自分はスプートニクに積まれて宇宙へ投げ出されたライカ犬に比べればマシだと語るイングマル少年。
父親は出稼ぎで外国に行ったきり戻らず、兄はいじわるでいつもイングマルを苛める。
そして一番愛情を注いでもらいたい母親は病気にかかってしまい寝たきりの生活を送っている。
彼の心の慰めになっているのは愛犬のシッカンだけ。
いつも愛情に飢えており、欲求を満たされないイングマルはトラブルばかり起こしてしまう。
今でいう発達障害に近いところもあるのか欲求を満たすために大声で喚き散らす場面もある。さらにコップを手に取るとぶるぶる震え出すという神経症も持っている。
いよいよ母親の病状が悪くなり、イングマルは地方に住むグンネルの元に預けられることになる。
グンネルも変わり者だが、常に屋根の修理をしているフランソンや、寝たきりでイングマルに女性用の下着のカタログを音読させるサンドベルイなど個性的な人間がこの村にはたくさん住んでいる。
この村でイングマルは性に目覚める。いや、以前にもイングマルがガールフレンドであるカエルに対して性的な興味を覚えるシーンはあったが、この村で彼は本格的にベリットという大人の女性が持つ肉体的な魅力に惹かれていく。
村の外れに住む芸術家がベリットのヌード画を描いている様子を、イングマルが天窓から覗こうとして落下する場面は結構衝撃的だった。
彼の心を悩ませるのはベリットだけではない。
サッカーのチームメイトであるサガは、ボクシングにも興じる活発でハンサムな子だが、実は女の子で徐々に胸が膨らみ始めていることに戸惑いを感じている。
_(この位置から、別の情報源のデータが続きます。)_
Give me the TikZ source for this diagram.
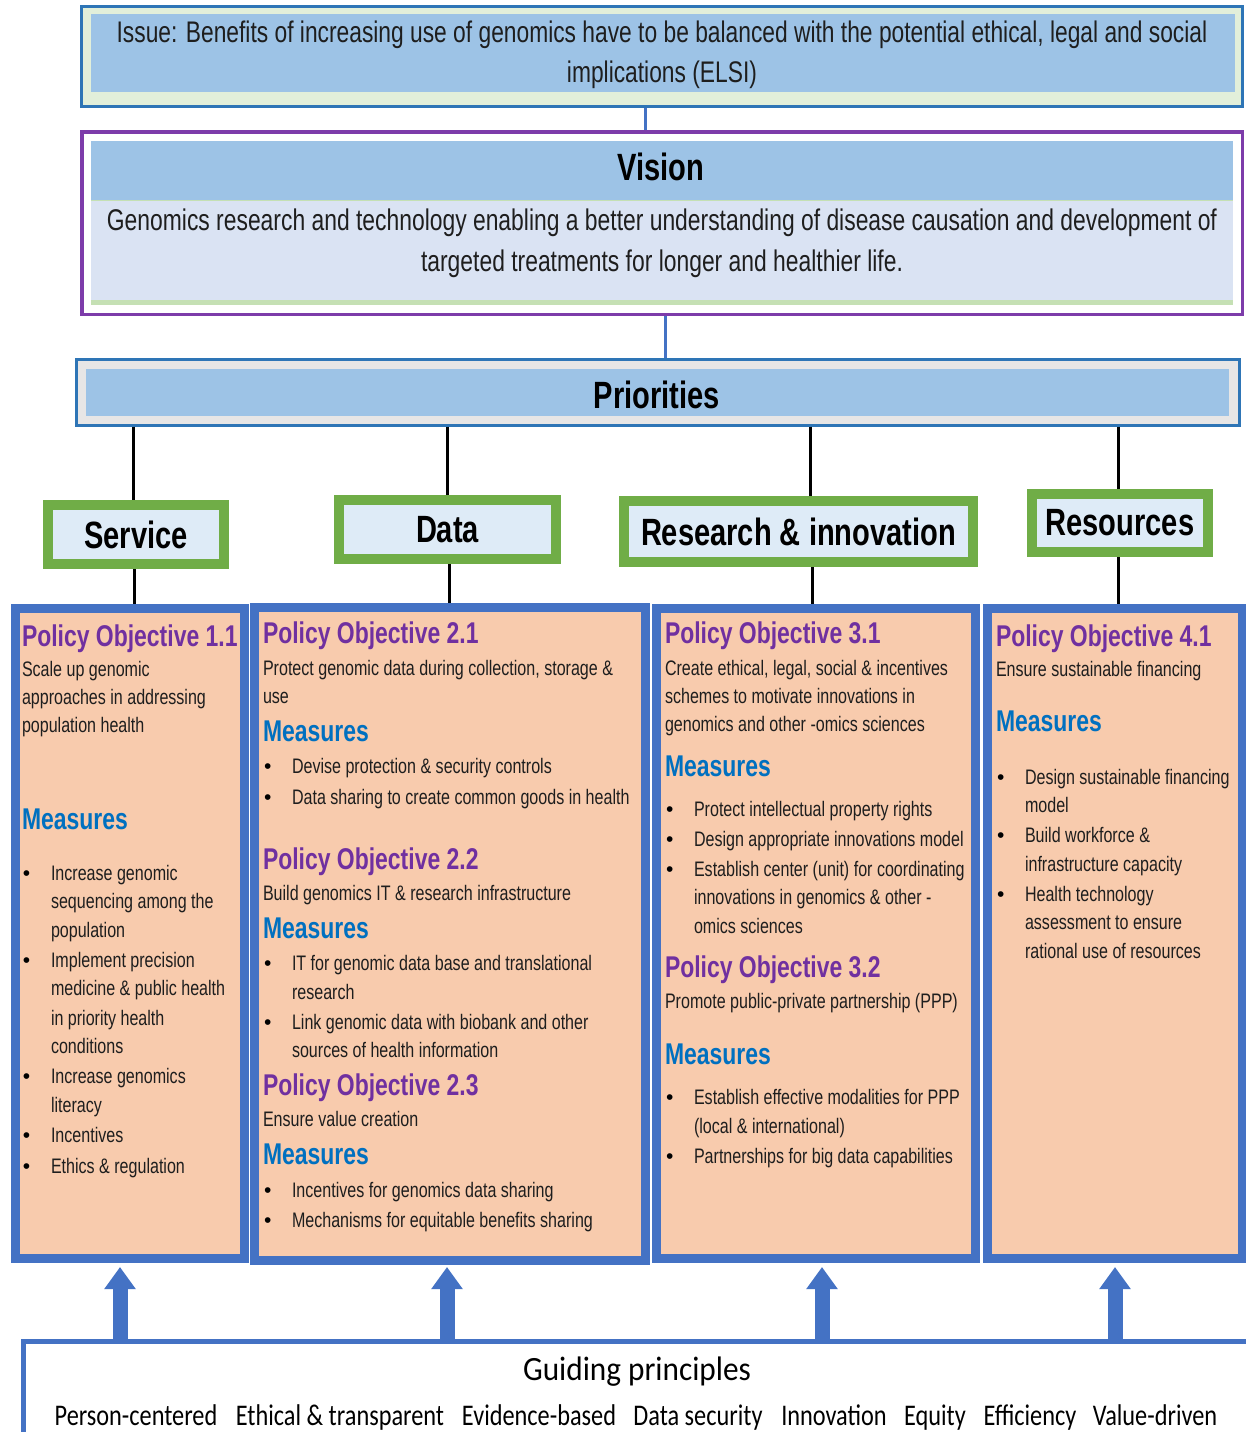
\documentclass[tikz,border=0pt]{standalone}
\usepackage{fontspec}
\setmainfont{Liberation Sans}
\newfontfamily\nar{Liberation Sans}[FakeStretch=0.765]
\newfontfamily\carlA{Carlito}[FakeStretch=0.92]
\newfontfamily\carlB{Carlito}[FakeStretch=0.81]
\usetikzlibrary{arrows.meta}
\definecolor{issueblue}{RGB}{46,117,182}
\definecolor{issuegreen}{RGB}{226,239,218}
\definecolor{midblue}{RGB}{157,195,230}
\definecolor{visionpurple}{RGB}{125,60,170}
\definecolor{lavender}{RGB}{218,227,243}
\definecolor{lightgreen}{RGB}{197,224,180}
\definecolor{priogrey}{RGB}{231,230,230}
\definecolor{catgreen}{RGB}{112,173,71}
\definecolor{catfill}{RGB}{222,235,247}
\definecolor{colblue}{RGB}{68,114,196}
\definecolor{peach}{RGB}{248,203,173}
\definecolor{purp}{RGB}{112,48,160}
\definecolor{measblue}{RGB}{0,112,192}
\definecolor{bodytxt}{RGB}{30,30,30}
\newcommand\BL[5]{\node[bul] (#1b) at (#2,#4) {\textbullet}; \node[body] (#1) at (#3,#4) {#5};}
\begin{document}
\begin{tikzpicture}[x=1pt,y=-1pt,
  box/.style={rectangle,inner sep=0,outer sep=0},
  body/.style={anchor=base west,inner sep=0,outer sep=0,font=\nar\fontsize{21}{25}\selectfont,text=bodytxt},
  bul/.style={anchor=base west,inner sep=0,outer sep=0,font=\fontsize{21}{25}\selectfont,text=black},
  pot/.style={anchor=base west,inner sep=0,outer sep=0,font=\nar\bfseries\fontsize{30}{34}\selectfont,text=purp},
  meas/.style={anchor=base west,inner sep=0,outer sep=0,font=\nar\bfseries\fontsize{30}{34}\selectfont,text=measblue},
  catbox/.style={box,draw=catgreen,line width=10pt,fill=catfill,outer sep=5pt,font=\nar\bfseries\fontsize{38}{42}\selectfont},
  colbox/.style={box,draw=colblue,line width=9pt,fill=peach,outer sep=4.5pt},
  blackline/.style={draw=black,line width=3pt},
  blueline/.style={draw=colblue,line width=3pt},
  bigarrow/.style={draw=colblue,line width=15pt,-{Triangle[width=30pt,length=22pt]}},
  gpword/.style={anchor=base,inner sep=0,font=\carlB\fontsize{30}{34}\selectfont,text=black}
]
\useasboundingbox (0,0) rectangle (1246,1432);
\fill[white] (0,0) rectangle (1246,1432);

% ---------- Issue ----------
\node[box,draw=issueblue,line width=3pt,fill=issuegreen,minimum width=1161pt,minimum height=100pt,outer sep=1.5pt] (issue) at (662,56.5) {};
\node[box,fill=midblue,minimum width=1144pt,minimum height=78pt] (issuein) at (663,53) {};
\node[inner sep=0,align=center,font=\nar\fontsize{29.8}{40}\selectfont,text=bodytxt] (issuetxt) at (662,55)
  {Issue: Benefits of increasing use of genomics have to be balanced with the potential ethical, legal and social\\implications (ELSI)};

% ---------- Vision ----------
\node[box,draw=visionpurple,line width=3.5pt,fill=white,minimum width=1160.5pt,minimum height=182.5pt,outer sep=1.75pt] (vision) at (662,223) {};
\node[box,fill=lightgreen,minimum width=1142pt,minimum height=164pt] (visionbg) at (661.5,223) {};
\node[box,fill=lavender,minimum width=1142pt,minimum height=99pt] (visionlow) at (661.5,250.5) {};
\node[box,fill=midblue,minimum width=1142pt,minimum height=59pt] (visionhead) at (661.5,170.5) {};
\node[inner sep=0,font=\nar\bfseries\fontsize{38}{42}\selectfont,text=black] (visiontitle) at (661,167) {Vision};
\node[inner sep=0,align=center,font=\nar\fontsize{29.9}{41}\selectfont,text=bodytxt] (visiontxt) at (662,243)
  {Genomics research and technology enabling a better understanding of disease causation and development of\\targeted treatments for longer and healthier life.};

% ---------- Priorities ----------
\node[box,draw=issueblue,line width=3pt,fill=priogrey,minimum width=1163pt,minimum height=66pt,outer sep=1.5pt] (prio) at (657.5,392) {};
\node[box,fill=midblue,minimum width=1143pt,minimum height=47pt] (prioin) at (657.5,392.5) {};
\node[inner sep=0,font=\nar\bfseries\fontsize{38}{42}\selectfont,text=black] (priotitle) at (657,395) {Priorities};

\draw[blueline] (issue.south -| 645,0) -- (vision.north -| 645,0);
\draw[blueline] (vision.south -| 665,0) -- (prio.north -| 665,0);

% ---------- Categories ----------
\node[catbox,minimum width=176pt,minimum height=59pt] (svc) at (136,534.5) {Service};
\node[catbox,minimum width=217pt,minimum height=59pt] (data) at (447.5,529.5) {Data};
\node[catbox,minimum width=349pt,minimum height=61pt] (res) at (798.5,531.5) {Research \& innovation};
\node[catbox,minimum width=176pt,minimum height=58pt] (rsc) at (1120,523) {Resources};

\coordinate (p1) at (133,0);
\coordinate (p2) at (447,0);
\coordinate (p3) at (810,0);
\coordinate (p4) at (1118,0);
\draw[blackline] (prio.south -| p1) -- (svc.north -| p1);
\draw[blackline] (prio.south -| p2) -- (data.north -| p2);
\draw[blackline] (prio.south -| p3) -- (res.north -| p3);
\draw[blackline] (prio.south -| p4) -- (rsc.north -| p4);

% ---------- Columns ----------
\node[colbox,minimum width=229pt,minimum height=650pt] (col1) at (129.5,933.5) {};
\node[colbox,minimum width=391pt,minimum height=653pt] (col2) at (449.5,934) {};
\node[colbox,minimum width=319pt,minimum height=650pt] (col3) at (816,933.5) {};
\node[colbox,minimum width=255pt,minimum height=650pt] (col4) at (1115,933.5) {};

\coordinate (q1) at (134,0);
\coordinate (q2) at (449,0);
\coordinate (q3) at (812,0);
\coordinate (q4) at (1118,0);
\draw[blackline] (svc.south -| q1) -- (col1.north -| q1);
\draw[blackline] (data.south -| q2) -- (col2.north -| q2);
\draw[blackline] (res.south -| q3) -- (col3.north -| q3);
\draw[blackline] (rsc.south -| q4) -- (col4.north -| q4);

% ---------- Column 1 ----------
\node[pot] (po11) at (22,646) {Policy Objective 1.1};
\node[body] (c1a) at (22,676) {Scale up genomic};
\node[body] (c1b) at (22,704) {approaches in addressing};
\node[body] (c1c) at (22,732) {population health};
\node[meas] (m11) at (22,829) {Measures};
\BL{c1d}{23}{51}{880}{Increase genomic}
\node[body] (c1e) at (51,908) {sequencing among the};
\node[body] (c1f) at (51,937) {population};
\BL{c1g}{23}{51}{967}{Implement precision}
\node[body] (c1h) at (51,995) {medicine \& public health};
\node[body] (c1i) at (51,1025) {in priority health};
\node[body] (c1j) at (51,1053) {conditions};
\BL{c1k}{23}{51}{1083}{Increase genomics}
\node[body] (c1l) at (51,1112) {literacy};
\BL{c1m}{23}{51}{1142}{Incentives}
\BL{c1n}{23}{51}{1173}{Ethics \& regulation}

% ---------- Column 2 ----------
\node[pot] (po21) at (263,643) {Policy Objective 2.1};
\node[body] (c2a) at (263,675) {Protect genomic data during collection, storage \&};
\node[body] (c2b) at (263,703) {use};
\node[meas] (m21) at (263,741) {Measures};
\BL{c2c}{264}{292}{773}{Devise protection \& security controls}
\BL{c2d}{264}{292}{804}{Data sharing to create common goods in health}
\node[pot] (po22) at (263,869) {Policy Objective 2.2};
\node[body] (c2e) at (263,900) {Build genomics IT \& research infrastructure};
\node[meas] (m22) at (263,938) {Measures};
\BL{c2f}{264}{292}{970}{IT for genomic data base and translational}
\node[body] (c2g) at (292,999) {research};
\BL{c2h}{264}{292}{1029}{Link genomic data with biobank and other}
\node[body] (c2i) at (292,1057) {sources of health information};
\node[pot] (po23) at (263,1095) {Policy Objective 2.3};
\node[body] (c2j) at (263,1126) {Ensure value creation};
\node[meas] (m23) at (263,1164) {Measures};
\BL{c2k}{264}{292}{1197}{Incentives for genomics data sharing}
\BL{c2l}{264}{292}{1227}{Mechanisms for equitable benefits sharing}

% ---------- Column 3 ----------
\node[pot] (po31) at (665,643) {Policy Objective 3.1};
\node[body] (c3a) at (665,675) {Create ethical, legal, social \& incentives};
\node[body] (c3b) at (665,703) {schemes to motivate innovations in};
\node[body] (c3c) at (665,731) {genomics and other -omics sciences};
\node[meas] (m31) at (665,776) {Measures};
\BL{c3d}{666}{694}{816}{Protect intellectual property rights}
\BL{c3e}{666}{694}{846}{Design appropriate innovations model}
\BL{c3f}{666}{694}{876}{Establish center (unit) for coordinating}
\node[body] (c3g) at (694,904) {innovations in genomics \& other -};
\node[body] (c3h) at (694,933) {omics sciences};
\node[pot] (po32) at (665,977) {Policy Objective 3.2};
\node[body] (c3i) at (665,1008) {Promote public-private partnership (PPP)};
\node[meas] (m32) at (665,1064) {Measures};
\BL{c3j}{666}{694}{1104}{Establish effective modalities for PPP}
\node[body] (c3k) at (694,1133) {(local \& international)};
\BL{c3l}{666}{694}{1163}{Partnerships for big data capabilities}

% ---------- Column 4 ----------
\node[pot] (po41) at (996,646) {Policy Objective 4.1};
\node[body] (c4a) at (996,676) {Ensure sustainable financing};
\node[meas] (m41) at (996,731) {Measures};
\BL{c4b}{997}{1025}{784}{Design sustainable financing}
\node[body] (c4c) at (1025,812) {model};
\BL{c4d}{997}{1025}{842}{Build workforce \&}
\node[body] (c4e) at (1025,871) {infrastructure capacity};
\BL{c4f}{997}{1025}{901}{Health technology}
\node[body] (c4g) at (1025,929) {assessment to ensure};
\node[body] (c4h) at (1025,958) {rational use of resources};

% ---------- Guiding principles ----------
\node[box,draw=colblue,line width=5pt,minimum width=1260pt,minimum height=200pt,outer sep=2.5pt,anchor=north west] (gp) at (20.5,1339) {};
\coordinate (a1) at (120,1267);
\coordinate (a2) at (447,1267);
\coordinate (a3) at (822,1267);
\coordinate (a4) at (1115,1267);
\draw[bigarrow] (gp.north -| a1) -- (a1);
\draw[bigarrow] (gp.north -| a2) -- (a2);
\draw[bigarrow] (gp.north -| a3) -- (a3);
\draw[bigarrow] (gp.north -| a4) -- (a4);
\node[anchor=base,inner sep=0,font=\carlA\fontsize{34}{38}\selectfont,text=black] (gptitle) at (637,1380) {Guiding principles};
\node[gpword] (g1) at (136,1425) {Person-centered};
\node[gpword] (g2) at (340,1425) {Ethical \& transparent};
\node[gpword] (g3) at (539,1425) {Evidence-based};
\node[gpword] (g4) at (698,1425) {Data security};
\node[gpword] (g5) at (834,1425) {Innovation};
\node[gpword] (g6) at (935,1425) {Equity};
\node[gpword] (g7) at (1030,1425) {Efficiency};
\node[gpword] (g8) at (1155,1425) {Value-driven};
\end{tikzpicture}
\end{document}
サガは無防備にもイングマルの前で胸をはだけて、自身の身体に起こる変化について悩みを打ち明ける。
意識しないようにぶっきらぼうに振る舞うイングマルだが、内心では彼女の行動にドギマギしている。
夏が終わり、イングマルは久しぶりに母親の元に戻されるが、母の病状は思わしくない。シッカンも預けられたままで戻ってこない。
イングマルは母の誕生日のお祝いにトースターをプレゼントしようとするが、彼が病院に戻ると母はすでに息を引き取っていた。
冬になり再びイングマルはグンネルの元に預けられる。
居間にはテレビが設置されており、近所の人々や同居人のギリシア人の家族が集まっていた。変わらないようで、少しずつ変化していく村の様子。
サンドベルイも既に亡くなっていた。
イングマルはグンネルにシッカンを引き取ってもらうようにお願いする。
母を亡くした彼にとって今、側にいて欲しいのはシッカンだけだった。
しかしシッカンのことを尋ねると歯切れの悪くなるグンネル。
ある日サガはイングマルにシッカンはもう処分されたのだと言い放つ。
現実から逃避するように突然犬の鳴き声を繰り返すイングマルの姿に戸惑いを感じた。
イングマルの頭の中には幸せだった母との思い出が何度もフラッシュバックする。
それでも彼は頭の中でライカ犬や、同じように不幸な境遇に見舞われたあらゆる人々に比べればマシな人生だと自分に言い聞かせる。
どんなに辛くても生きていかなければいけない。
その頃、村では人騒がせなフランソンが氷の張った池に全裸で飛び込んでいた。
決して明るい内容ではないのだが、全体的に牧歌的な空気感が漂う。ただ思春期に特有な毒の効いた作品でもあると思った。
イングマル少年には感情移入を寄せ付けない頑ななところがあるので、少し突き放されたような感はあったものの、それも含めてとても人間らしいドラマだと思った。